** Begin **

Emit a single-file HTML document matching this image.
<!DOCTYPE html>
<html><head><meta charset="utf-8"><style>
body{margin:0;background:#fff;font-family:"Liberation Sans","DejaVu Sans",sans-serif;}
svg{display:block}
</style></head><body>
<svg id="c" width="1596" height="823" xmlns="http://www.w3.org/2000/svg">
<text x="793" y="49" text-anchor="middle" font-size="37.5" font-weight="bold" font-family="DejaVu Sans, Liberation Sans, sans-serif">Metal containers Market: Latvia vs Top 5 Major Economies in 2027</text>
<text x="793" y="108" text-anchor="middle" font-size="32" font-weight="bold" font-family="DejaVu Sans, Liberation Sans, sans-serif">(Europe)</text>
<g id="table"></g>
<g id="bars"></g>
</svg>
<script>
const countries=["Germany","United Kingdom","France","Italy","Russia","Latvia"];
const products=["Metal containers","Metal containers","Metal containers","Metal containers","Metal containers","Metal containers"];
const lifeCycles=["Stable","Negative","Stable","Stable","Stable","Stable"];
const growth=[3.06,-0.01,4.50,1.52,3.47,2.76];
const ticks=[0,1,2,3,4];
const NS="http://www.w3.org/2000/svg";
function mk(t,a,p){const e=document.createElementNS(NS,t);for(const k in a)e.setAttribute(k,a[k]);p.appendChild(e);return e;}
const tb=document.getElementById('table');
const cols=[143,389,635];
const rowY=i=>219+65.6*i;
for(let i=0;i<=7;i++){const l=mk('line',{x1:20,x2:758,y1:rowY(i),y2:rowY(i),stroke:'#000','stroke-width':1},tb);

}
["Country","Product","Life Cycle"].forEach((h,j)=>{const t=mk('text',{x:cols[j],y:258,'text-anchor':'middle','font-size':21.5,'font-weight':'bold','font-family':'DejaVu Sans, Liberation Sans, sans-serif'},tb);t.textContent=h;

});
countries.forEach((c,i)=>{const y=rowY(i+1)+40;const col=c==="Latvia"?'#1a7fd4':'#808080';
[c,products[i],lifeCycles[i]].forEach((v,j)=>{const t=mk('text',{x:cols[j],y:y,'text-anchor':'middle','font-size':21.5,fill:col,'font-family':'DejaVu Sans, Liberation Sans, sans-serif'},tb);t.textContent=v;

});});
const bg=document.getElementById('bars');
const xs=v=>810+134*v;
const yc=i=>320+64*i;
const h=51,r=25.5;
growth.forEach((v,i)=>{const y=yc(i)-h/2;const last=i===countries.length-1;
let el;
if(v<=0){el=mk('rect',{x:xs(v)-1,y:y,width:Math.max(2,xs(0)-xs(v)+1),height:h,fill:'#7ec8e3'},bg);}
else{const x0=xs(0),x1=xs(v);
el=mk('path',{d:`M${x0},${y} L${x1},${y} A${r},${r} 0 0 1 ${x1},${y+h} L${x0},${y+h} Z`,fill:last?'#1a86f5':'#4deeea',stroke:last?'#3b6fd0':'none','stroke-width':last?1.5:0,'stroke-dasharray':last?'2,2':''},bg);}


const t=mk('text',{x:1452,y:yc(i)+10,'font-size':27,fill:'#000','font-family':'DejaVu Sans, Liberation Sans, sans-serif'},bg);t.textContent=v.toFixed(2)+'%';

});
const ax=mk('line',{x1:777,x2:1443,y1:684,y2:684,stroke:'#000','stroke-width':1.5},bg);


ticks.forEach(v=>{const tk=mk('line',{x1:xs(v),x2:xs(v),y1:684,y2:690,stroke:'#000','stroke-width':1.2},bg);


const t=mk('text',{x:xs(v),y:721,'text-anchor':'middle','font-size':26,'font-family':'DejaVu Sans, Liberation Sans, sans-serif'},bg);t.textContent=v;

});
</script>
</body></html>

** End **
** Begin **

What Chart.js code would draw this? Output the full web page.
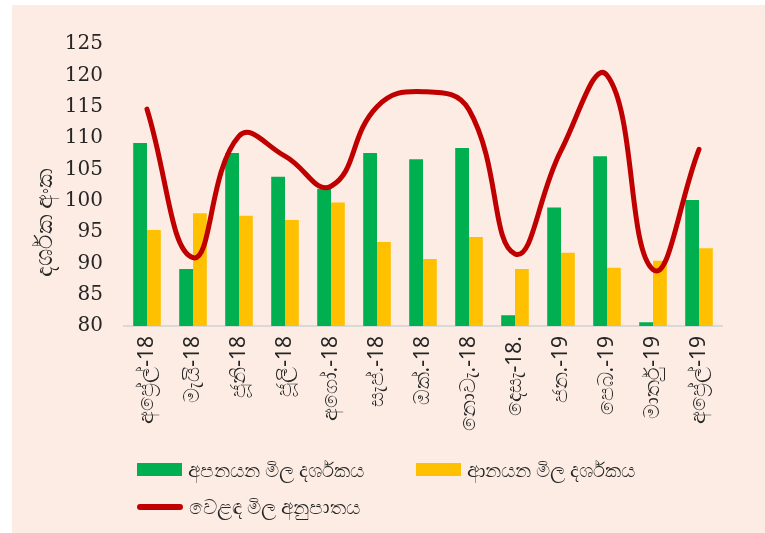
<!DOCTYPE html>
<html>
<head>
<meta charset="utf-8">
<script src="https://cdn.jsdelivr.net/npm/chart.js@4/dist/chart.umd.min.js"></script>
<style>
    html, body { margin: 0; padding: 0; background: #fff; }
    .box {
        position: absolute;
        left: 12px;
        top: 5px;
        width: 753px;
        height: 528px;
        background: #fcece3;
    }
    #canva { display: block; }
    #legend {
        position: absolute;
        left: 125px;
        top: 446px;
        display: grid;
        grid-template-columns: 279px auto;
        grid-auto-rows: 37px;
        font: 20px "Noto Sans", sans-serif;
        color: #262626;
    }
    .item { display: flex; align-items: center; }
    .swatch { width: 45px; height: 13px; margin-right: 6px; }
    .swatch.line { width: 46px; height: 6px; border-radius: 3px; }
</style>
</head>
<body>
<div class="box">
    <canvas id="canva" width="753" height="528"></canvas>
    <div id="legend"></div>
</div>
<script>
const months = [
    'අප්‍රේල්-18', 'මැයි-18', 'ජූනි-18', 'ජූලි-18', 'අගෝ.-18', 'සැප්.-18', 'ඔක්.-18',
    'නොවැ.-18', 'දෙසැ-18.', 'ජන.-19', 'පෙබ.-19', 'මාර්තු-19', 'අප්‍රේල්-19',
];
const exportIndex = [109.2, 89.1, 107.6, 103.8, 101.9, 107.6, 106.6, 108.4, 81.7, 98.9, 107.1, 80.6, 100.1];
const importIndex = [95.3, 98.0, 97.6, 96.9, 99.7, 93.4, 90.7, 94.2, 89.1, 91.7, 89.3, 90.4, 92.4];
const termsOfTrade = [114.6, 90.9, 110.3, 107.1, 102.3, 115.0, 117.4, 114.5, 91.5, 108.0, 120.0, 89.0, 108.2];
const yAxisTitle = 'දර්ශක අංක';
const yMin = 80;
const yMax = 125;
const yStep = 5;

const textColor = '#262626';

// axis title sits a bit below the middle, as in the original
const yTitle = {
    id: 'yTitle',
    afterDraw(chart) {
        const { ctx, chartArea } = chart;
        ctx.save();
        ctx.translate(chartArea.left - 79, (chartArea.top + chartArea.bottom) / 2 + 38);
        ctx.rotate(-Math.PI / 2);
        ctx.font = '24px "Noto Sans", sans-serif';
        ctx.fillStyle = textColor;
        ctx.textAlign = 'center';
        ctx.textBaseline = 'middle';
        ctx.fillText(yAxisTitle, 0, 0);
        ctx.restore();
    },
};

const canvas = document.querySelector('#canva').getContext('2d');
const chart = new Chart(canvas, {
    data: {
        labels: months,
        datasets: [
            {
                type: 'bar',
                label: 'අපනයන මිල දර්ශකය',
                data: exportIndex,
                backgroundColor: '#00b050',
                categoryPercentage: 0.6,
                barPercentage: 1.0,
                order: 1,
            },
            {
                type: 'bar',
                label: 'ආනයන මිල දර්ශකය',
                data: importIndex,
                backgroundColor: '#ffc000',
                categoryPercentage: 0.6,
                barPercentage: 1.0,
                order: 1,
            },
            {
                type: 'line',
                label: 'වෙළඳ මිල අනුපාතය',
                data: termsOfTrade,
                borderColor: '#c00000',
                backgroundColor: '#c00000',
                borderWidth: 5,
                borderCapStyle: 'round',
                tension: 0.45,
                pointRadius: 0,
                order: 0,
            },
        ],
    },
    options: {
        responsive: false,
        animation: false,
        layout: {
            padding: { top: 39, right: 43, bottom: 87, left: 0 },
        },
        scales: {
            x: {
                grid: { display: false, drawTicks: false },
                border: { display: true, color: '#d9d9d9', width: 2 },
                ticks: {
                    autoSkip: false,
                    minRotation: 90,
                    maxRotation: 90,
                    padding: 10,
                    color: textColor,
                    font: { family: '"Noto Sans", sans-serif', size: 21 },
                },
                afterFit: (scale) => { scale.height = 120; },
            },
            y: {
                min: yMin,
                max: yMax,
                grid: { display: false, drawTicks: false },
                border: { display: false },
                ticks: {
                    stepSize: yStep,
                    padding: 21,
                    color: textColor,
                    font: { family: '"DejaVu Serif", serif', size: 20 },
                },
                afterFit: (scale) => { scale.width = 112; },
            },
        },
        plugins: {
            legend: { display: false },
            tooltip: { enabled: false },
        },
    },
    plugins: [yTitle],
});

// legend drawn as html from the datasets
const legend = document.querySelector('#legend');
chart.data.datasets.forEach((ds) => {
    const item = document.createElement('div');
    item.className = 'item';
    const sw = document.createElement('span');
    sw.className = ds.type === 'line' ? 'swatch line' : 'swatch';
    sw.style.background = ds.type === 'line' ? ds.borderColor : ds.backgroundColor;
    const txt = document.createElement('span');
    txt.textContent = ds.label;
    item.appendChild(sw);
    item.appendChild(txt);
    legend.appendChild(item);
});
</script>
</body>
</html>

** End **

* [Request]:
Return a copy of every line that includes the word "this".

* [Expected output]:
Emit a single-file HTML document matching this image.
What Chart.js code would draw this? Output the full web page.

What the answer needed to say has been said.